If I asked you to give me an example of a hugely successful loyalty program, would you mention Amazon Prime?
After all it doesn’t have the trappings of a stereotypical loyalty program — no points, no tiers, no rewards for transactional frequency or spend.
Yet you should be in no doubt that it was intended to drive loyalty from it’s inception. Vijay Ravindran (former Amazon director of ordering) was at the original kick-off meeting for Prime in the autumn of 2004 and recalled the conversation with Jeff Bezos:
The thing I remember very distinctly is this phrase: “I want to draw a moat around our best customers. We’re not going to take our best customers for granted.”. He said something along the lines of: I’m going to change the psychology of people not looking at the pennies differences between buying on Amazon versus buying somewhere else. And I think that completely changed the mentality. It was brilliant. It made Amazon the default.*
It seems to be doing a job for them too — according to The Future Shopper Report, Amazon Prime members:
- are twice as likely to start their searches on Amazon as those who don't have the service (85% vs 42%)
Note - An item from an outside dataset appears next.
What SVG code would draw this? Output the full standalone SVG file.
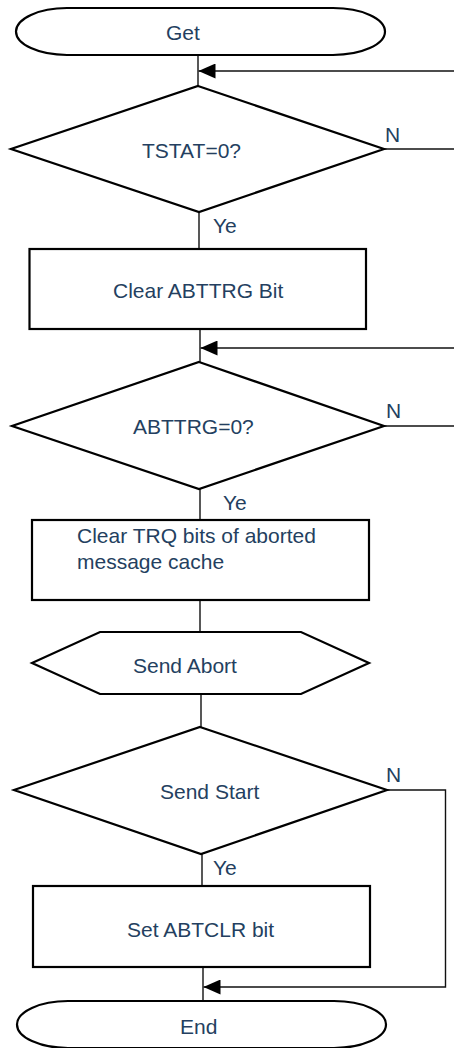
<svg xmlns="http://www.w3.org/2000/svg" width="454" height="1048" viewBox="0 0 454 1048">
<defs>
<style>
.shape{fill:#fff;stroke:#000;stroke-width:2.2;stroke-linejoin:miter}
.conn{fill:none;stroke:#111;stroke-width:1.4}
.txt{font-family:"Liberation Sans",Arial,sans-serif;font-size:21px;fill:#243F60}
</style>
<marker id="arr" viewBox="0 0 17 15" refX="17" refY="7.5" markerWidth="17" markerHeight="15" markerUnits="userSpaceOnUse" orient="auto">
<path d="M0,0 L17,7.5 L0,15 Z" fill="#000"/>
</marker>
</defs>
<rect width="454" height="1048" fill="#fff"/>
<g id="connectors">
<line class="conn" x1="198" y1="55" x2="198" y2="86"/>
<line class="conn" x1="454" y1="71" x2="198.5" y2="71" marker-end="url(#arr)"/>
<line class="conn" x1="384" y1="149" x2="454" y2="149"/>
<line class="conn" x1="199" y1="212" x2="199" y2="249"/>
<line class="conn" x1="200" y1="329" x2="200" y2="362"/>
<line class="conn" x1="454" y1="348" x2="200.5" y2="348" marker-end="url(#arr)"/>
<line class="conn" x1="384" y1="426" x2="454" y2="426"/>
<line class="conn" x1="200" y1="489" x2="200" y2="520"/>
<line class="conn" x1="200" y1="600" x2="200" y2="632"/>
<line class="conn" x1="201" y1="694" x2="201" y2="727"/>
<line class="conn" x1="202" y1="854" x2="202" y2="886"/>
<line class="conn" x1="203" y1="967" x2="203" y2="1001"/>
<polyline class="conn" points="387,790 445.5,790 445.5,987 203.5,987" marker-end="url(#arr)"/>
</g>
<g id="get">
<path class="shape" d="M67,8 H333 A52,23.5 0 0 1 333,55 H67 A51,23.5 0 0 1 67,8 Z"/>
<text class="txt" x="166" y="40">Get</text>
</g>
<g id="tstat">
<polygon class="shape" points="198,86 384,149 199,212 11,149"/>
<text class="txt" x="142" y="158">TSTAT=0?</text>
<text class="txt" x="385" y="142">N</text>
<text class="txt" x="213" y="233">Ye</text>
</g>
<g id="clear-abttrg">
<rect class="shape" x="29.5" y="249" width="336.5" height="80"/>
<text class="txt" x="113" y="298">Clear ABTTRG Bit</text>
</g>
<g id="abttrg">
<polygon class="shape" points="199,362 384,426 199,489 12,426"/>
<text class="txt" x="133" y="434">ABTTRG=0?</text>
<text class="txt" x="386" y="418">N</text>
<text class="txt" x="223" y="510">Ye</text>
</g>
<g id="clear-trq">
<rect class="shape" x="32" y="520" width="337" height="80"/>
<text class="txt" x="77" y="543">Clear TRQ bits of aborted</text>
<text class="txt" x="77" y="569">message cache</text>
</g>
<g id="send-abort">
<polygon class="shape" points="100,632 301,632 369,663 301,694 100,694 32,663"/>
<text class="txt" x="133" y="673">Send Abort</text>
</g>
<g id="send-start">
<polygon class="shape" points="200,727 387,790 201,854 14,790"/>
<text class="txt" x="160" y="799">Send Start</text>
<text class="txt" x="386" y="782">N</text>
<text class="txt" x="213" y="875">Ye</text>
</g>
<g id="set-abtclr">
<rect class="shape" x="33" y="886" width="337" height="81"/>
<text class="txt" x="127" y="937">Set ABTCLR bit</text>
</g>
<g id="end">
<path class="shape" d="M68,1001 H334 A52,23.5 0 0 1 334,1048 H68 A51,23.5 0 0 1 68,1001 Z"/>
<text class="txt" x="180" y="1034">End</text>
</g>
</svg>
- spend more with Amazon. 1 in 4 Prime members direct more than half of their online spend to Amazon. For non-members, it is 12%
- believe it’s good value for money (65% of them in fact).
Whilst we need to be careful around these numbers because of self-selection (the customers most likely to join Prime are those already most engaged with Amazon), Amazon is a company built on testing and experimentation. They spend millions of dollars on Superbowl TV spots promoting Prime and it’s plastered all over their delivery trucks, packaging and more. Given that I would wager Amazon know Prime is doing the job for which it was designed.
Why does Prime work so well?
You can (and I have) distil why Prime works into three elements that combine to make it successful:
To use an economic term, friction costs. In his book “Inside the Nudge Unit”, David Halpern wrote:
Just as a real weight pushed across a real table will soon grind to a halt as a result of friction, a human impulse to do something soon grinds to a halt when it becomes a hassle.
Amazon have taken this to heart and made it super-easy to order and get your products when and where you want them. Set up your defaults, press a button and you’re away.
The list of benefits Prime members receive is long and, crucially, priced well. We know people see pricing though a relative lense. To quote Dan Ariely from his book ‘Predictably Irrational’:
…humans rarely choose things in absolute terms. We don’t have an internal value meter that tells us how much things are worth. Rather, we focus on the relative advantage of one thing over another, and estimate value accordingly.
If you look at Prime Video on its own, it stacks up next to Netflix from a cost perspective and that’s before everything else thrown in on top.
The variety and depth of benefits also ensure that there are at least a couple of things that interest most people rather than relying on one thing.
The final element is the importance of the cost of the program, whether an annual fee upfront or monthly payment. It is crucial because it plays into the psychology of sunk costs.
People react irrationally in relation to sunk costs. Fans who paid £100 for a concert ticket will drive into a blizzard to get there when fans who got tickets free would think better of it.
This irrationality is driven by loss aversion. Paying £100 for a ticket and not attending feels like losing £100 even though the money has been spent and there’s nothing you can do to get it back. Similarly the more you use something that you have paid for the better you feel about the purchase.
As a result, paying £79 for Prime contributes to customers choosing Amazon over the competition. They want to get value out of that investment or they see it as wasted money.
The bottom line
Amazon identified the idea of engendering a form of loyalty as a business benefit and came at the problem in a really interesting way. They created a hugely valuable proposition for which they could then justify a price which mentally locked in customers.
As with most things Amazon, other retailers have jumped on the bandwagon:
- At GAME the Elite program was launched and has had a really positive impact
- lululemon has been testing a paid-for program since 2018
- CVS in the US launched Carepass that offers free pharmacy delivery and around the clock healthcare access.
If you can tick the boxes shown in this article regarding maybe a paid program could be valuable for you in ensuring customers at least start their purchase journey with you rather than your competitor.